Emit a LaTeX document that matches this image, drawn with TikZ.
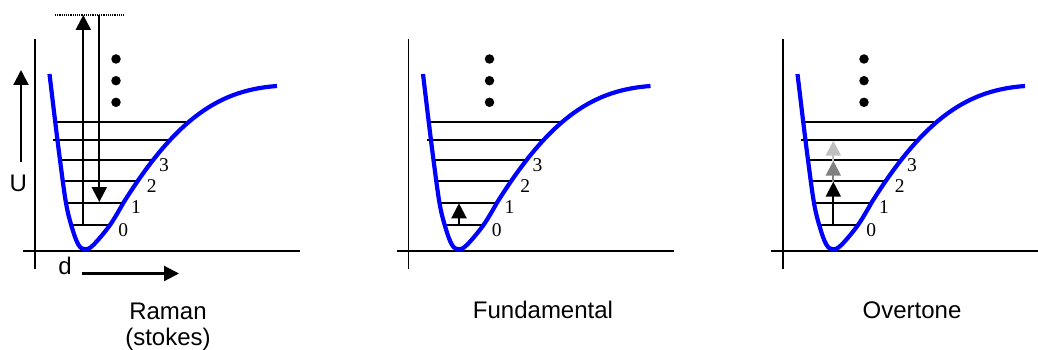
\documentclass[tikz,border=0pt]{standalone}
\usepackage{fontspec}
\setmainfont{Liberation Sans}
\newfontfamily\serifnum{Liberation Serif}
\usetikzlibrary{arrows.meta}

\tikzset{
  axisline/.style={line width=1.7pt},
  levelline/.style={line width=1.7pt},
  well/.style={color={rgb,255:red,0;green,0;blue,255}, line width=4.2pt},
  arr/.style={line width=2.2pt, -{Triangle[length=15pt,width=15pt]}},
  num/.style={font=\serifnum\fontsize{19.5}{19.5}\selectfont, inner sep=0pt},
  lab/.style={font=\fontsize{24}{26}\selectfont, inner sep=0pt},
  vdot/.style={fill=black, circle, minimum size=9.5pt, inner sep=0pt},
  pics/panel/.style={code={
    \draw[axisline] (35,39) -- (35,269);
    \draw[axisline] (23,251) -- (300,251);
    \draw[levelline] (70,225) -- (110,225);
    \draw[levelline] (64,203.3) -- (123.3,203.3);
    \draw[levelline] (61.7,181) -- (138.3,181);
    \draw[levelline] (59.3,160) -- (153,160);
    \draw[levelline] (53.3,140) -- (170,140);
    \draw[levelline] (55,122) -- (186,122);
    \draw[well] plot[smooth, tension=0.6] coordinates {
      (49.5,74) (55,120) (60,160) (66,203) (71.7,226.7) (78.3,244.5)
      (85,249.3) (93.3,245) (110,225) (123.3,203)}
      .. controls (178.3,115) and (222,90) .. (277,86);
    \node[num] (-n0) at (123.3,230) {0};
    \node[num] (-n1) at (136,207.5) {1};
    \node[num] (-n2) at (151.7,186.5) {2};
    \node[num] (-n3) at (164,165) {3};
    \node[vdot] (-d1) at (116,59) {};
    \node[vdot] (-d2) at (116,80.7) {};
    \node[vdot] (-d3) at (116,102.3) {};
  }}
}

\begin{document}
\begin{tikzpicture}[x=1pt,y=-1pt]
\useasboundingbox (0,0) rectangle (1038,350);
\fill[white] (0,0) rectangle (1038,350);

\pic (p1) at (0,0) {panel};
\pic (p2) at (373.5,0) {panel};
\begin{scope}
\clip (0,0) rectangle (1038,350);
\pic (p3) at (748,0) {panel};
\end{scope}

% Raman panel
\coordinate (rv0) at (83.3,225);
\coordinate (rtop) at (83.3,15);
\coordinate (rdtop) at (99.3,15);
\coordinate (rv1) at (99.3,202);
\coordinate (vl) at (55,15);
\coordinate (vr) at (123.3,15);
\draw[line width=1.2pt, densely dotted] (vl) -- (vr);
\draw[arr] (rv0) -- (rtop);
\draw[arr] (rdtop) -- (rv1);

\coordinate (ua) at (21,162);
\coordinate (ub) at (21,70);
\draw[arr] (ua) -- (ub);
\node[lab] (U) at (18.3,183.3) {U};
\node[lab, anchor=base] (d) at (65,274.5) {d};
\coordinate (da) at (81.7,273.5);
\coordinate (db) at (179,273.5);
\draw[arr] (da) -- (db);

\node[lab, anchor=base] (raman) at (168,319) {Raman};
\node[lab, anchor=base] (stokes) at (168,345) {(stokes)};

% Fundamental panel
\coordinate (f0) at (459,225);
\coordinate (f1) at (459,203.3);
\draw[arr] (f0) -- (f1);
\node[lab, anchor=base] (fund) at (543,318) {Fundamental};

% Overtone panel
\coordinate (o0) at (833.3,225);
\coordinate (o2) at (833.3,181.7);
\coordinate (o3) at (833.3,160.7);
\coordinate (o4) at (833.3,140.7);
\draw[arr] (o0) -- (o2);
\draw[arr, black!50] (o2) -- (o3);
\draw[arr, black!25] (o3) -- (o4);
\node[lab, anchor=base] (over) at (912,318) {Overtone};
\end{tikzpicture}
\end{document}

=====

▸ What you will do
Go through the listing above and write it out again exactly, dropping the pictures.

▸ Answer
Emit a LaTeX document that matches this image, drawn with TikZ.
\documentclass[tikz,border=0pt]{standalone}
\usepackage{fontspec}
\setmainfont{Liberation Sans}
\newfontfamily\serifnum{Liberation Serif}
\usetikzlibrary{arrows.meta}

\tikzset{
  axisline/.style={line width=1.7pt},
  levelline/.style={line width=1.7pt},
  well/.style={color={rgb,255:red,0;green,0;blue,255}, line width=4.2pt},
  arr/.style={line width=2.2pt, -{Triangle[length=15pt,width=15pt]}},
  num/.style={font=\serifnum\fontsize{19.5}{19.5}\selectfont, inner sep=0pt},
  lab/.style={font=\fontsize{24}{26}\selectfont, inner sep=0pt},
  vdot/.style={fill=black, circle, minimum size=9.5pt, inner sep=0pt},
  pics/panel/.style={code={
    \draw[axisline] (35,39) -- (35,269);
    \draw[axisline] (23,251) -- (300,251);
    \draw[levelline] (70,225) -- (110,225);
    \draw[levelline] (64,203.3) -- (123.3,203.3);
    \draw[levelline] (61.7,181) -- (138.3,181);
    \draw[levelline] (59.3,160) -- (153,160);
    \draw[levelline] (53.3,140) -- (170,140);
    \draw[levelline] (55,122) -- (186,122);
    \draw[well] plot[smooth, tension=0.6] coordinates {
      (49.5,74) (55,120) (60,160) (66,203) (71.7,226.7) (78.3,244.5)
      (85,249.3) (93.3,245) (110,225) (123.3,203)}
      .. controls (178.3,115) and (222,90) .. (277,86);
    \node[num] (-n0) at (123.3,230) {0};
    \node[num] (-n1) at (136,207.5) {1};
    \node[num] (-n2) at (151.7,186.5) {2};
    \node[num] (-n3) at (164,165) {3};
    \node[vdot] (-d1) at (116,59) {};
    \node[vdot] (-d2) at (116,80.7) {};
    \node[vdot] (-d3) at (116,102.3) {};
  }}
}

\begin{document}
\begin{tikzpicture}[x=1pt,y=-1pt]
\useasboundingbox (0,0) rectangle (1038,350);
\fill[white] (0,0) rectangle (1038,350);

\pic (p1) at (0,0) {panel};
\pic (p2) at (373.5,0) {panel};
\begin{scope}
\clip (0,0) rectangle (1038,350);
\pic (p3) at (748,0) {panel};
\end{scope}

% Raman panel
\coordinate (rv0) at (83.3,225);
\coordinate (rtop) at (83.3,15);
\coordinate (rdtop) at (99.3,15);
\coordinate (rv1) at (99.3,202);
\coordinate (vl) at (55,15);
\coordinate (vr) at (123.3,15);
\draw[line width=1.2pt, densely dotted] (vl) -- (vr);
\draw[arr] (rv0) -- (rtop);
\draw[arr] (rdtop) -- (rv1);

\coordinate (ua) at (21,162);
\coordinate (ub) at (21,70);
\draw[arr] (ua) -- (ub);
\node[lab] (U) at (18.3,183.3) {U};
\node[lab, anchor=base] (d) at (65,274.5) {d};
\coordinate (da) at (81.7,273.5);
\coordinate (db) at (179,273.5);
\draw[arr] (da) -- (db);

\node[lab, anchor=base] (raman) at (168,319) {Raman};
\node[lab, anchor=base] (stokes) at (168,345) {(stokes)};

% Fundamental panel
\coordinate (f0) at (459,225);
\coordinate (f1) at (459,203.3);
\draw[arr] (f0) -- (f1);
\node[lab, anchor=base] (fund) at (543,318) {Fundamental};

% Overtone panel
\coordinate (o0) at (833.3,225);
\coordinate (o2) at (833.3,181.7);
\coordinate (o3) at (833.3,160.7);
\coordinate (o4) at (833.3,140.7);
\draw[arr] (o0) -- (o2);
\draw[arr, black!50] (o2) -- (o3);
\draw[arr, black!25] (o3) -- (o4);
\node[lab, anchor=base] (over) at (912,318) {Overtone};
\end{tikzpicture}
\end{document}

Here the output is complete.